Tuesday, March 17, 2015

No Fond Return of Love by Barbara Pym

Cover image by amazon, from Moyer Bell 2002 edition

British novelist Barbara Pym died in 1980, but her comic spirit lives on. Indeed she is now the subject of the Barbara Pym Society, which meets annually at St. Hilda's College, Oxford. In 2002 Moyer Bell reissued this 1961 novel along with some of her others.

The story centres around a woman working on the "seedier fringes of the academic world." Dulcie Mainwaring attends an editing conference to distract herself from a broken engagement.

When Aylwin Forbes, a handsome middle-aged academic, faints in the midst of his keynote address on "Some problems of editors," Dulcie stands ready to help.

Soon, she begins to fantasize about him. She also meets Viola, an editor who informs her that she happens "to know him rather well." Viola is doing an index for a book Aylwin has written on an extremely obscure poet. She informs Dulcie that he is married, but only "in a sense," revealing that Marjorie, his much younger wife, has gone home to her mother.

Aylwin Forbes is hopelessly immature. Yet although Dulcie sees his flaws, she cannot stop her sympathetic heart from warming to him. Viola, too has ideas about him. However, he makes a point of avoiding her, even when she offers to do his index for free.

Dulcie's young niece Laurel comes to stay with her aunt, and later, Viola too moves in with Dulcie. The two older ladies begin to spy on Aylwin Forbes, and eventually Dulcie finds a reason to ask him to dinner. Instead of showing appropriate interest in either of the academic women, Forbes takes a fancy to the nineteen-year-old niece. Laurel finds it amusing but ridiculous when he pursues her and eventually proposes, particularly as he is still married to Marjorie.

Much of the hilarity of this novel concerns the stultifying behavioural rules. However, Dulcie breaks some of these. When she meets Aylwin while strolling on the beach, she surprises herself by accusing him of always wanting "such unsuitable wives." Aylwin defends himself lightly, but Dulcie presses the point: it's time he made a sensible marriage. She is horrified by the thought that she might be "putting herself forward as a possible candidate," which of course she is.

Aylwin is stopped in his tracks by this sincerity, thinking that "nice Miss Mainwaring" may have "hidden depths." In fact he realizes he is "almost afraid of her."

Dulcie, on the other hand, wonders "how we could ever carry on everyday life" if people said what they really thought. She sits "humbly" in the beach shelter, unsure of "what could have made her talk to Aywin Forbes like that."

Pym spoofs the rigidity and insincerity of social intercourse in many brilliant lines. She refers to the housekeeper's "off-hand tone" as "a sure indication of umbrage having been taken." On one occasion, the sympathetic Dulcie wonders why Aylwin is "talking in this odd pseudo-Henry-Jamesian way." Is it "an affectation, the outcome of his sojourn in Italy," or does it "indicate real uncertainty of mind?"

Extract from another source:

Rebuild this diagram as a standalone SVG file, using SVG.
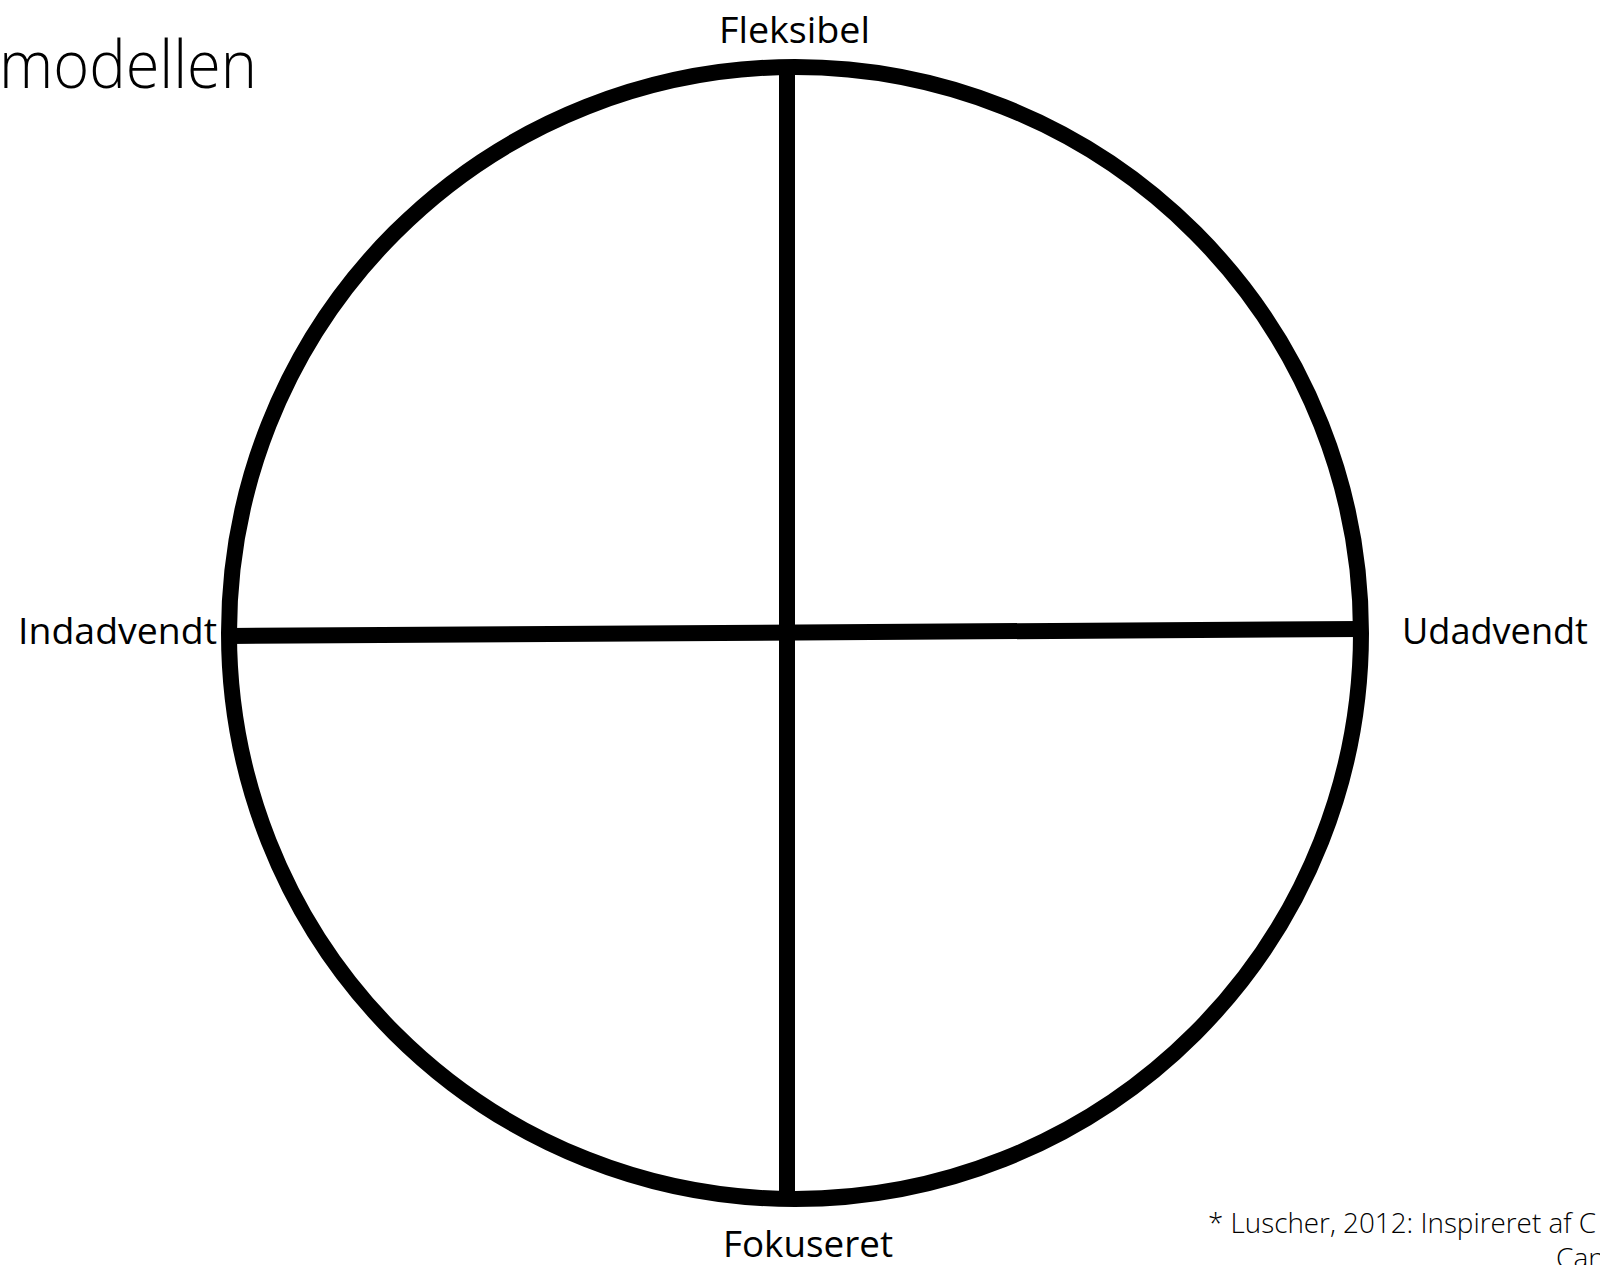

Aylwin himself, upon learning that Laurel is now his neighbour, "decides against a chance encounter at the bus stop" but wonders "whether a chance evening encounter might not be arranged." When he contrives to meet her alone, he murmurs "romantic phrases" and moves his hands "with practised skill." Instead of claiming that his wife doesn't understand him, he tells Laurel that he doesn't understand his wife, which she perceives as "a new line and rather effective."

In Pym's world, even thoughts are conventional. For those who live behind the "thickets of net curtains," there's a "perfunctory tone" to invitations. Women dress with "uncompromising dowdiness" or exhibit "frowsty bohemianism."  At a seaside hotel, Dulcie sadly observes the "hopeless resignation that people on holiday so often seem to have."

This is a society where "change is a bad thing." The "absence of Sunday papers is deeply felt," and the fact of Viola wears red canvas shoes makes her appear "eccentric or even unhinged." In his hotel room, Aylwin puts the gin bottle in the cupboard because it does not look right on the dressing table.

Sadly, "weeds grow, even in a religious community." Dulcie encounters the handsome Neville Forbes, Aylwin's vicar brother, wandering around his mother's country hotel in his cassock, where he had fled a woman parishioner who made a scene. Dulcie observes that this "white-toothed blue-rinsed clergyman," is "unable even to wait tables." She also reflects that non-churchgoers often accuse those who attend church of "uncharitableness."

Fortunately things look brighter near the end the book. When Viola gets engaged to a Viennese businessman, we learn that "The sight of a foaming champagne bottle can produce laughter and gaiety even in a suburban drawing room."

The novel closes on a note of hope. Dulcie Mainwaring is blessed, after all, with money, a house and an education (even though her housekeeper disapprovingly wonders what it will lead to). The final lines suggest that Miss Mainwaring may be about to get over her notion that it is "safer to live in the lives of other people," and begin to occupy her own life.